Most, but not all, of the work is performed away from home: 102.8 million were employed in their home township while 166.1 million worked away from home. Of those working away from home, 47% were outside their home province.

Wages have been going up much faster than the number of workers. The average monthly earnings of rural nonagricultural workers rose 13.9 percent in 2013. This follows increases of 11.8% in 2012, 21.2% in 2011, and 19.3% in 2010.

Monthly earnings for rural workers averaged 2609 yuan, or $421 at an exchange rate of 6.2 yuan per dollar.

On average, they worked 25.2 days per month and 8.8 hours a day. Based on 222 hours of work per month, the average worker earned 11.75 yuan per hour, or $1.90 per hour at the current exchange rate. This doesn't include the cost of housing and feeding the workers borne by employers.

Most are employees working for wages; only 16.5% were self-employed. Of employees, 60% worked in manufacturing and construction sectors, while 82% of self-employed worked in services.

These are workers, not consumers. They live on a shoestring, presumably saving or sending most of their earnings home. They only spent an average of 892 yuan ($144) per month on living expenses. Most of that was spent on their housing--453 yuan ($73)--although 47% received free housing from their employer and 9.2% got money for housing from their employer. The predominance of employer-provided housing underlines the rootlessness of the workers. Less than 1 percent of migrants owned a home in the city where they work.

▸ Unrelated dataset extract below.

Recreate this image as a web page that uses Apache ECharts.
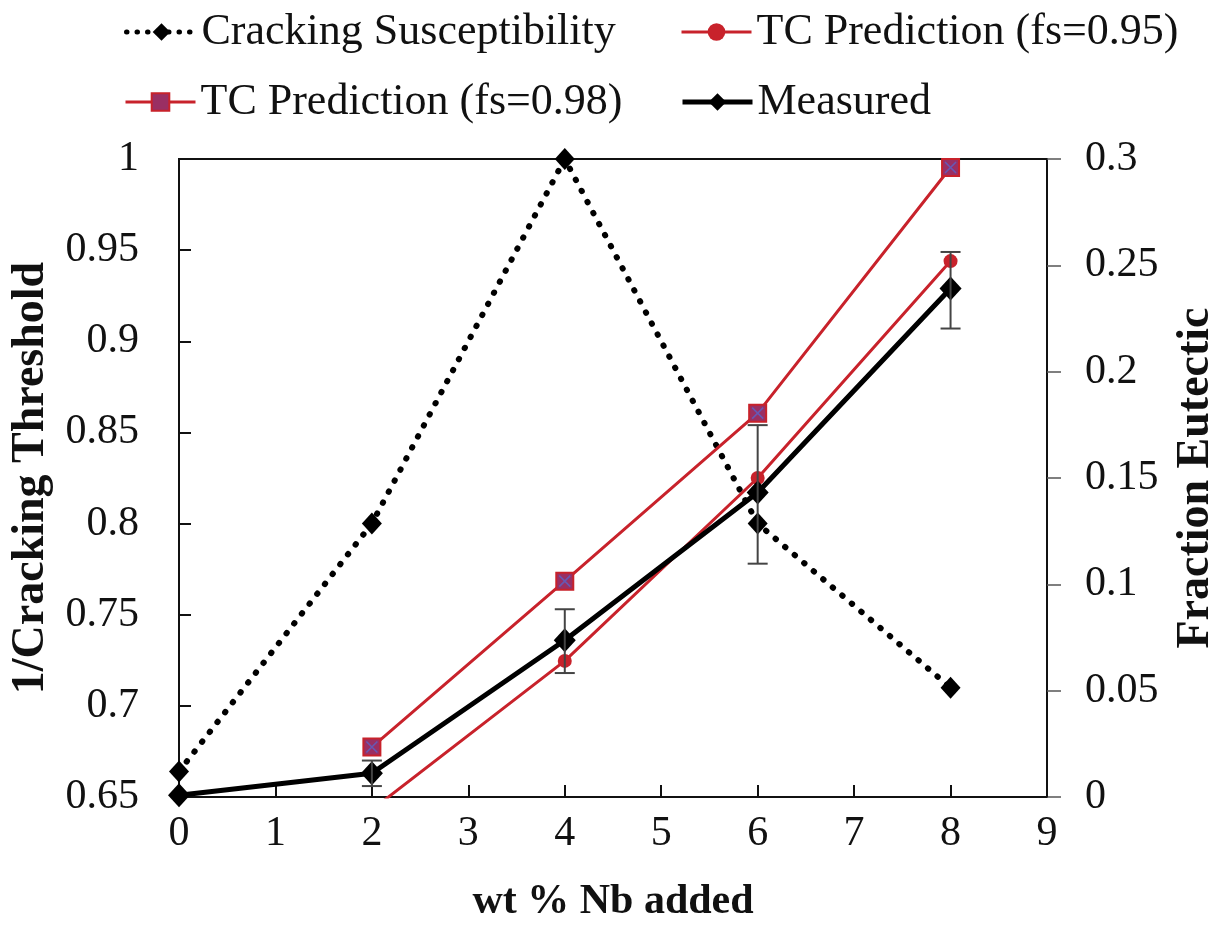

Expenses are going up faster than earnings--average living expense increased 21.7% in 2013. The share of workers getting employer-provided housing fell 3 percentage points. Expenses are higher in big cities, at 972 yuan, versus 807 yuan in small towns.

Most workers are unskilled: 29.9% received nonfarm occupational training and 32.7% received technical training. Only 10% had received any agricultural training.

The workers spent 9.9 months on average in nonfarm employment. Presumably, they spent significant time at home in their villages helping with seasonal farm work like planting or harvesting. No one knows how many people work on Chinese farms. Much of the work is now part-time.

China's unsustainable development model has taken it far down an alley it will be hard to get out of now. In a normal economy, workers are also consumers who spend their earnings, creating more demand that creates a self-sustaining economy. Since the 1990s China's growth model has relied heavily on exploiting a massive surplus of unskilled impoverished population that was locked up in the countryside on subsistence farms for decades. This group--a third of China's labor force--provides cheap labor to turn out manufactured goods and build edifices to support the near-first-world living standards of China's privileged urban minority.

The migrants keep coming, but at a slower rate--they increased in number by 2% in 2013. Their wages, however, are rising at double-digit rates, but the workers remain rootless itinerants in the cities where they spend most of their time. They save or send most of their earnings home to villages to support dependents and build new houses. The cash flowing into villages is monetizing the countryside economy, boosting costs and prices and changing the character of farming.

Meanwhile, life in cities is becoming less tenable for migrants as living expenses rise even faster than wages.

The rural migrants also have traditionally carried out much of the trading and transportation of agricultural commodities and other goods, but are increasingly being pushed out to make room for more capitalized logistics companies.